Born: United States of America
Primarily active in: United States of America

Dewey H. Hodges obtained the Bachelor of Science degree (with high honors) in Aerospace Engineering in June 1969 from the University of Tennessee at Knoxville. He attended Stanford University under a NASA Trainee fellowship, receiving the Master of Science degree in June 1970 and the Doctor of Philosophy degree in January 1973, both from the Department of Aeronautics and Astronautics.

From 1970 until 1986 he was a Research Scientist at the U.S. Army Aeroflightdynamics Directorate, located at NASA Ames Research Center. From 1981–1986 he served as Group Leader of the Theoretical Group, Rotorcraft Dynamics Division and taught graduate courses at Stanford. His work in rotorcraft dynamics and aeroelasticity became internationally known during this time. He led a team of other scientists and engineers in the twenty-man-year development of GRASP, first released in 1985. GRASP is a hybrid multi-body/finite element based program that performs aeroelastic, aeromechanical, and structural dynamic analyses of rotorcraft with arbitrary rotor/hub configurations. Many of the distinctive features of GRASP are presently being used in RCAS, the Army’s current comprehensive rotorcraft modeling program.
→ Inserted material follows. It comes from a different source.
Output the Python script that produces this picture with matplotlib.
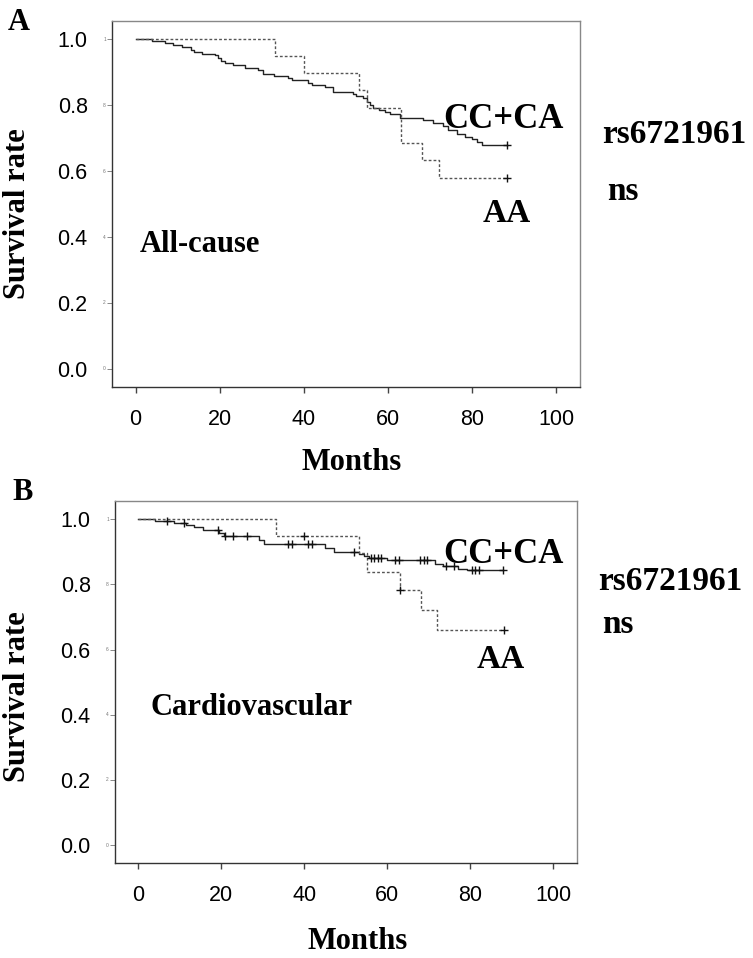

Prof. Hodges has been on the faculty of the School of Aerospace Engineering at Georgia Tech since the fall of 1986. His present research interests include analytical and computational structural mechanics, aeroelasticity, structural dynamics, asymptotic methods, dynamics and computational optimal control. He has presented papers and seminars at many technical conferences and universities across the United States, Western Europe, South America, and Asia. He has advised 34 PhD and 39 MS graduates. To his credit thus far he has five book chapters, five books, over 200 technical papers in refereed journals, and two U.S. Patents. In recent years his research group at Georgia Tech has been developing methods for accurate analysis and stress recovery in composite beams (including helicopter rotor blades), plates, and shells. The computer programs VABS (for composite beams) and VAPAS (for composite plates and shells) are in use around the world. These codes facilitate the accurate modeling and accurate stress recovery of internally complex structural members using generalized forms of standard reduced-order models for beams, plates, and shells. Also, the code NATASHA was developed for nonlinear aeroelasticity analysis of HALE aircraft and was selected by DARPA for use by contractors in its VULTURE program.

Prof. Hodges has received several awards in his professional career. These include his election to Fellow in four professional societies: The American Academy of Mechanics, The American Helicopter Society (AHS), The American Institute of Aeronautics and Astronautics (AIAA), and The American Society of Mechanical Engineers (ASME). In addition he has been awarded a NASA Technology Utilization Award (1975), two NASA Tech Brief Awards (1976 and 1990), a U.S. Army Commendation Medal (1977), the prestigious U.S. Army Research and Development Achievement Award (1979), the Director’s Award for Technological Achievement (1984), six Official U.S. Army Commendations (1980-1986), two SAIC Technical Paper Awards (1990 and 1998), three Sigma Xi Research Awards (1990, 1995, 2003), the Sigma Xi Sustained Research Award (2011), the AIAA Ashley Award for Aeroelasticity (2013), the AHS Alexander A. Nikolsky Honorary Lectureship (2014), the ASME Spirit of St. Louis Medal (2015), and the AIAA Structures, Structural Dynamics, and Materials Award (2018). He serves on the Editorial Boards of Journal of Mechanics of Materials and Structures, the Journal of Fluids and Structures, and the journal Nonlinear Dynamics. He also served as an Associate Editor for the AIAA Journal, as a member of the AIAA Structural Dynamics Technical Committee, multiple terms as a member of the AHS Dynamics Committee, on the Editorial Board of the International Journal of Solids and Structures, and as an associate editor of the Journal of Engineering Mechanics.